Under the circumstances, the swift settlement on Huugjilt’s case was approved by the higher court despite the fact evidence was “questionable or inadequate”, according to the retrial.

Doubts on the case emerged in 2005 when another alleged serial rapist and killer, Zhao Zhihong, confessed to the murder of the woman. Zhao allegedly raped and killed 10 women and girls between 1996 and 2005. He stood trial in late 2006 and no verdict has yet been issued.

Deputy chief judge Zhao said the legal department had learned a “grieved and profound lesson from the erroneous judgment of Huugjilt’s case”.

“The court is applying for national compensation for Huugjilt’s wrongful sentence,” he said.

Through the years, the Inner Mongolia autonomous regional political and legal departments have organized several reviews of the case. In 2011, the regional higher court assigned five judges to form a review penal to prepare for the retrial.

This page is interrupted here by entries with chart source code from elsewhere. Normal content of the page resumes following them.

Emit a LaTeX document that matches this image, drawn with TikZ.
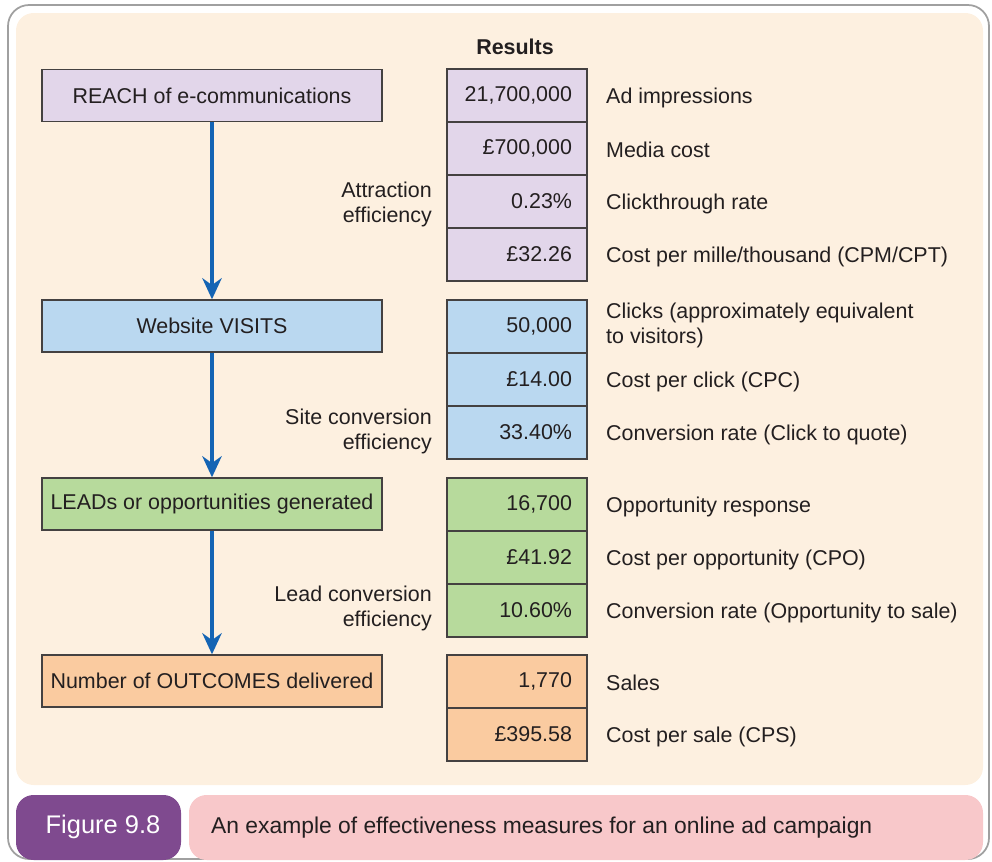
\documentclass[tikz,border=0pt]{standalone}
\usepackage{fontspec}
\setmainfont{Liberation Sans}
\usetikzlibrary{arrows.meta}

\definecolor{panel}{RGB}{253,240,224}
\definecolor{frame}{RGB}{160,160,160}
\definecolor{reachcol}{RGB}{226,214,234}
\definecolor{visitcol}{RGB}{186,216,240}
\definecolor{leadcol}{RGB}{183,218,156}
\definecolor{outcol}{RGB}{250,203,160}
\definecolor{flowcol}{RGB}{20,100,180}
\definecolor{figcol}{RGB}{127,74,143}
\definecolor{capcol}{RGB}{248,200,202}
\definecolor{ink}{RGB}{35,31,32}

\begin{document}
\begin{tikzpicture}[x=0.02cm, y=-0.02cm,
	every node/.style={text=ink, font=\fontsize{12.2}{14.2}\selectfont},
	stage/.style={draw=ink!85, line width=0.8pt, minimum width=6.8cm, minimum height=1.04cm, inner sep=0pt},
	cell/.style={draw=ink!85, line width=0.8pt, text width=2.2cm, inner xsep=0.3cm, minimum height=1.06cm, align=right},
	measure/.style={anchor=west, align=left},
	effic/.style={anchor=east, align=right},
	flow/.style={draw=flowcol, line width=2pt, -{Stealth[length=12pt, width=11pt]}}]
	\useasboundingbox (0,0) rectangle (992,862);
	% frame and background panel
	\draw[frame, line width=1pt, rounded corners=12] (8,5) rectangle (989,859);
	\fill[panel, rounded corners=10] (16,13) rectangle (983,785);

	% left hand stages
	\node[stage, fill=reachcol] (reach) at (212,95.5) {REACH of e-communications};
	\node[stage, fill=visitcol] (visits) at (212,326) {Website VISITS};
	\node[stage, fill=leadcol] (leads) at (212,504) {LEADs or opportunities generated};
	\node[stage, fill=outcol] (outcomes) at (212,681) {Number of OUTCOMES delivered};

	\draw[flow] (reach) -- (visits);
	\draw[flow] (visits) -- (leads);
	\draw[flow] (leads) -- (outcomes);

	\node[effic] (attract) at (438,204) {Attraction\\efficiency};
	\node[effic] (siteconv) at (438,431) {Site conversion\\efficiency};
	\node[effic] (leadconv) at (438,608) {Lead conversion\\efficiency};

	% results column
	\node[font=\fontsize{12.2}{14.2}\selectfont\bfseries] (results) at (515,47) {Results};

	\node[cell, fill=reachcol] (r1) at (517,95.5) {21,700,000};
	\node[cell, fill=reachcol] (r2) at (517,148.5) {£700,000};
	\node[cell, fill=reachcol] (r3) at (517,201.5) {0.23\%};
	\node[cell, fill=reachcol] (r4) at (517,254.5) {£32.26};
	\node[cell, fill=visitcol] (v1) at (517,326.5) {50,000};
	\node[cell, fill=visitcol] (v2) at (517,379.5) {£14.00};
	\node[cell, fill=visitcol] (v3) at (517,432.5) {33.40\%};
	\node[cell, fill=leadcol] (l1) at (517,504.5) {16,700};
	\node[cell, fill=leadcol] (l2) at (517,557.5) {£41.92};
	\node[cell, fill=leadcol] (l3) at (517,610.5) {10.60\%};
	\node[cell, fill=outcol] (o1) at (517,681.5) {1,770};
	\node[cell, fill=outcol] (o2) at (517,734.5) {£395.58};

	\node[measure] (m1) at (600,97.5) {Ad impressions};
	\node[measure] (m2) at (600,149.5) {Media cost};
	\node[measure] (m3) at (600,203.5) {Clickthrough rate};
	\node[measure] (m4) at (600,256.5) {Cost per mille/thousand (CPM/CPT)};
	\node[measure] (m5) at (600,325) {Clicks (approximately equivalent\\to visitors)};
	\node[measure] (m6) at (600,381.5) {Cost per click (CPC)};
	\node[measure] (m7) at (600,434.5) {Conversion rate (Click to quote)};
	\node[measure] (m8) at (600,506.5) {Opportunity response};
	\node[measure] (m9) at (600,559.5) {Cost per opportunity (CPO)};
	\node[measure] (m10) at (600,612.5) {Conversion rate (Opportunity to sale)};
	\node[measure] (m11) at (600,682.5) {Sales};
	\node[measure] (m12) at (600,736.5) {Cost per sale (CPS)};

	% caption bar
	\fill[figcol, rounded corners=10] (16,795) rectangle (181,860);
	\fill[capcol, rounded corners=10] (189,795) rectangle (983,860);
	\node[text=white, font=\fontsize{14.5}{16}\selectfont] (fignum) at (103,827) {Figure 9.8};
	\node[anchor=west, font=\fontsize{13}{15}\selectfont] (caption) at (205,828) {An example of effectiveness measures for an online ad campaign};
\end{tikzpicture}
\end{document}
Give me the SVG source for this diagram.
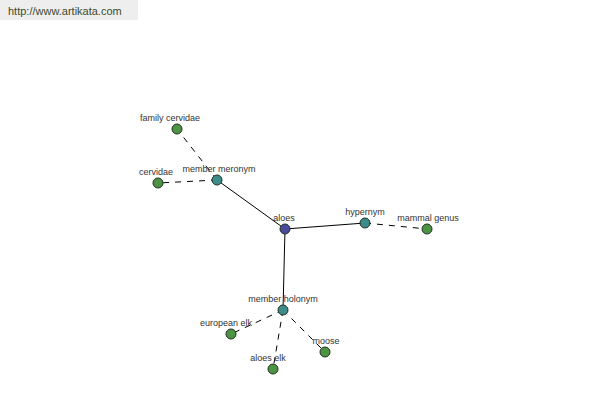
<svg xmlns="http://www.w3.org/2000/svg" width="600" height="400" viewBox="0 0 600 400">
<style>
text{font-family:"Liberation Sans",Arial,sans-serif;font-size:9px;fill:#333;text-anchor:middle}
.n{stroke:#203020;stroke-width:1}
.root{fill:#4a4a9c}
.mid{fill:#3c8c8c}
.leaf{fill:#4c9444}
.s{stroke:#000;stroke-width:1;fill:none}
.d{stroke:#000;stroke-width:1;fill:none;stroke-dasharray:6,6}
</style>
<rect width="600" height="400" fill="#fff"/>
<rect x="0" y="0" width="138" height="20" fill="#eeeeee"/>
<text x="8" y="15" style="text-anchor:start;font-size:11px;fill:#3c4a2c">http://www.artikata.com</text>
<g id="connectors">
<line class="s" x1="285" y1="229" x2="217" y2="180"/>
<line class="s" x1="285" y1="229" x2="365" y2="223"/>
<line class="s" x1="285" y1="229" x2="283" y2="310"/>
<line class="d" x1="217" y1="180" x2="177" y2="129"/>
<line class="d" x1="217" y1="180" x2="158" y2="183"/>
<line class="d" x1="365" y1="223" x2="427" y2="229"/>
<line class="d" x1="283" y1="310" x2="231" y2="334"/>
<line class="d" x1="283" y1="310" x2="273" y2="369"/>
<line class="d" x1="283" y1="310" x2="325" y2="352"/>
</g>
<g id="aloes"><circle class="n root" cx="285" cy="229" r="5"/><text x="284" y="221">aloes</text></g>
<g id="member-meronym"><circle class="n mid" cx="217" cy="180" r="5"/><text x="219" y="172">member meronym</text></g>
<g id="hypernym"><circle class="n mid" cx="365" cy="223" r="5"/><text x="365" y="215">hypernym</text></g>
<g id="member-holonym"><circle class="n mid" cx="283" cy="310" r="5"/><text x="283" y="302">member holonym</text></g>
<g id="family-cervidae"><circle class="n leaf" cx="177" cy="129" r="5"/><text x="170" y="121">family cervidae</text></g>
<g id="cervidae"><circle class="n leaf" cx="158" cy="183" r="5"/><text x="156" y="175">cervidae</text></g>
<g id="mammal-genus"><circle class="n leaf" cx="427" cy="229" r="5"/><text x="428" y="221">mammal genus</text></g>
<g id="european-elk"><circle class="n leaf" cx="231" cy="334" r="5"/><text x="226" y="326">european elk</text></g>
<g id="aloes-elk"><circle class="n leaf" cx="273" cy="369" r="5"/><text x="268" y="361">aloes elk</text></g>
<g id="moose"><circle class="n leaf" cx="325" cy="352" r="5"/><text x="326" y="344">moose</text></g>
</svg>
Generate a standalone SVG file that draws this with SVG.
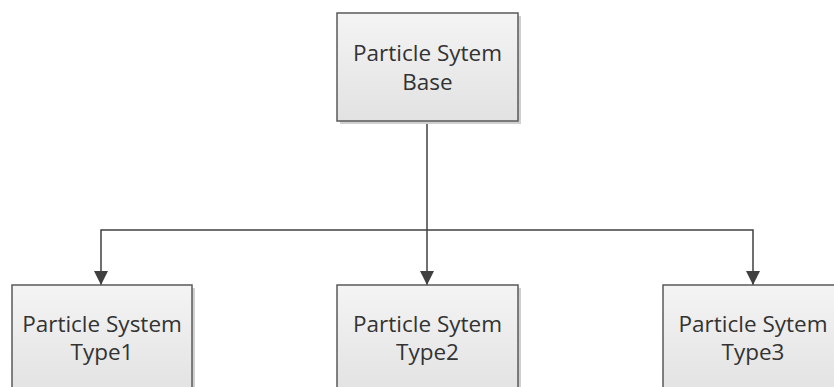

Public consensus was also an important driving force for the court to conduct the retrial and self-inspection.

On Dec 15, spokesman of the Inner Mongolia higher court Li Shengchen said a group has been set up to seek those responsible for the initial verdict.

Similar case

On Dec 12, a similar review of a 1994 rape and murder case that took place in north China’s Hebei province began in east China’s Shandong province. The off-site review was aimed at clearing doubts about the trial for Nie Shubin, who was convicted and executed for the crime in 1995 at the age of 21.

Like Huugjilt’s case, another man, Wang Shujin, apprehended by police in 2005, confessed to the rape and murder in Hebei’s capital of Shijiazhuang.

Since 2005, Nie’s mother, Zhang Huanzhi, already in her 70s, visited Hebei Provincial Higher People’s Court countless times, demanding a review of the case in order to prove the innocence of her son.

Shang Aiyun, Huugjilt’s mother, said she has been keeping in touch with Zhang, encouraging the grieved mother to be strong to continue the fight for her son’s justice.